14ème législature

Question N° 62910
de M. Dominique Baert (Socialiste, républicain et citoyen - Nord )
Question écrite
Ministère interrogé > Justice
Ministère attributaire > Justice

Rubrique > donations et successions

Tête d'analyse > droits de succession

Analyse > réglementation. perspectives.

Question publiée au JO le : 12/08/2014 page : 6822
Réponse publiée au JO le : 03/05/2016 page : 3840
Date de changement d'attribution: 28/01/2016
Date de signalement: 21/10/2014

Texte de la question

M. Dominique Baert interroge Mme la garde des sceaux, ministre de la justice, sur la possible suppression du droit de retour (prévu à l'article 738-2 du code civil). En effet, si la loi n° 2006-728 du 23 juin 2006 portant réforme des successions et des libéralités a retiré la qualité d'héritier réservataire aux parents du défunt, en contrepartie le législateur a prévu que les parents bénéficient, en l'absence de descendants, d'un droit de retour légal sur les biens qu'ils ont eux-mêmes transmis au défunt : tel est le contenu de l'article 738-2 du code civil. Évidemment ce droit s'exerce cependant dans les limites de la quote-part, à laquelle ils ont droit si d'autres héritiers viennent en concurrence. Sous ces conditions donc, les père et mère bénéficient ainsi, dans la succession de leur enfant, d'un droit de retour impératif sur les biens qu'ils auraient donnés à ce dernier. Malheureusement, en pratique, ce droit de retour semble d'une exécution difficile, et fragilise le règlement successoral. En outre, il entre parfois en conflit avec les droits reconnus au conjoint survivant, à l'instar du domicile du couple par exemple, lorsque ce dernier a été donné au défunt par ses parents. Voilà pourquoi, dans son Livre blanc des simplifications du droit, le Conseil supérieur du notariat envisage, parmi ses propositions, que soit supprimé ce droit de retour. Il lui demande donc si le Gouvernement a la même analyse sur l'application concrète de celui-ci, et s'il envisage de le réformer prochainement.

Texte de la réponse

La loi no 2006-728 du 23 juin 2006, portant réforme des successions et des libéralités, en instaurant un droit de retour au profit des père et mère, a poursuivi un objectif particulier : ce droit apparaît comme la contrepartie de la suppression, par cette même loi, de leur qualité d'héritiers réservataires.
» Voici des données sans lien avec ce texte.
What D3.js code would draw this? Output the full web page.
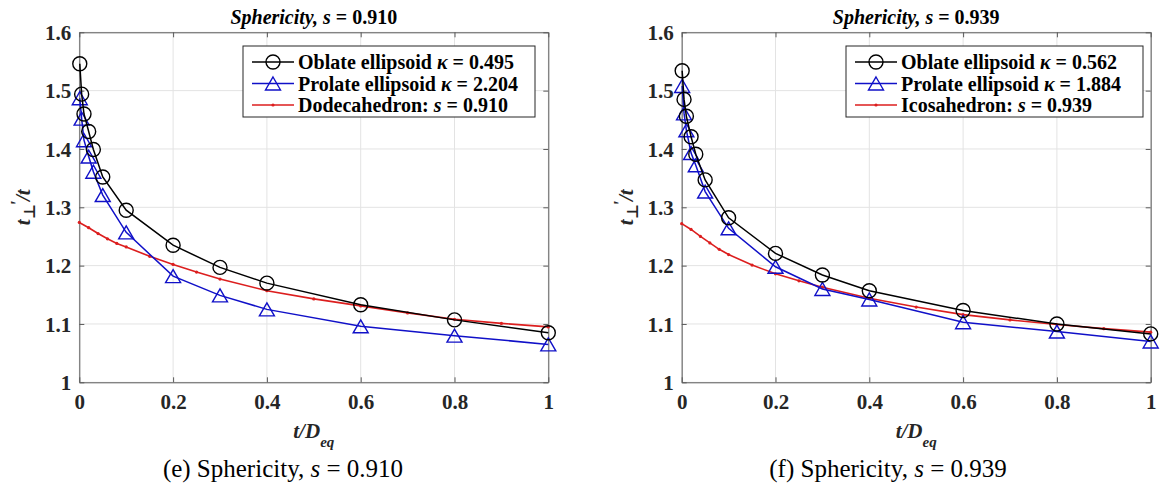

Il ne s'agit donc pas tant d'un mécanisme dérogatoire de dévolution des biens fondé sur leur origine, que d'un substitut de réserve à vocation alimentaire. Il présente à cet égard un caractère d'ordre public et peut s'exercer en valeur, prenant dans ce cas la forme d'une créance contre la succession. La mise en oeuvre de ce droit peut certes poser quelques difficultés pratiques d'évaluation dès lors qu'il doit s'imputer sur les droits successoraux des père et mère sans pouvoir excéder le montant de leurs quote-parts ab intestat. Elle peut susciter également des interrogations lorsque le bien restituable en nature se trouve être d'une valeur excédant ce montant, la question étant alors celle de la licitation du bien aux fins de versement à l'intéressé de la fraction autorisée du prix ou de l'attribution à son profit du bien dans son intégralité moyennant le paiement d'une soulte. Elle pose aussi la délicate question de son articulation avec le droit viager au logement du conjoint survivant issu de la précédente réforme réalisée par la loi no 2001-1135 du 3 décembre 2001, relative aux droits du conjoint survivant et des enfants adultérins et modernisant diverses dispositions de droit successoral, lorsque ce conjoint habite un logement donné au de cujus par ses parents. Il importe toutefois de relever que ce droit de retour a été envisagé comme un droit à caractère subsidiaire, offrant un régime légal protecteur ayant vocation à jouer faute de volonté clairement exprimée par les parents lors de la donation faite à leur enfant. Il s'ensuit que l'application de ce droit se trouve écartée si ceux-ci ont stipulé une clause de retour comme le leur permet l'article 951 du code civil. Or le retour conventionnel, très fréquent en pratique, ayant pour effet d'anéantir rétroactivement la libéralité,  n'engendre pas dans sa mise en oeuvre les difficultés rencontrées pour l'application du retour légal. Dès lors, au regard de la finalité alimentaire du droit de retour légal, qui de surcroît n'est utilisé que de manière résiduelle,  il n'est pas envisagé de le supprimer.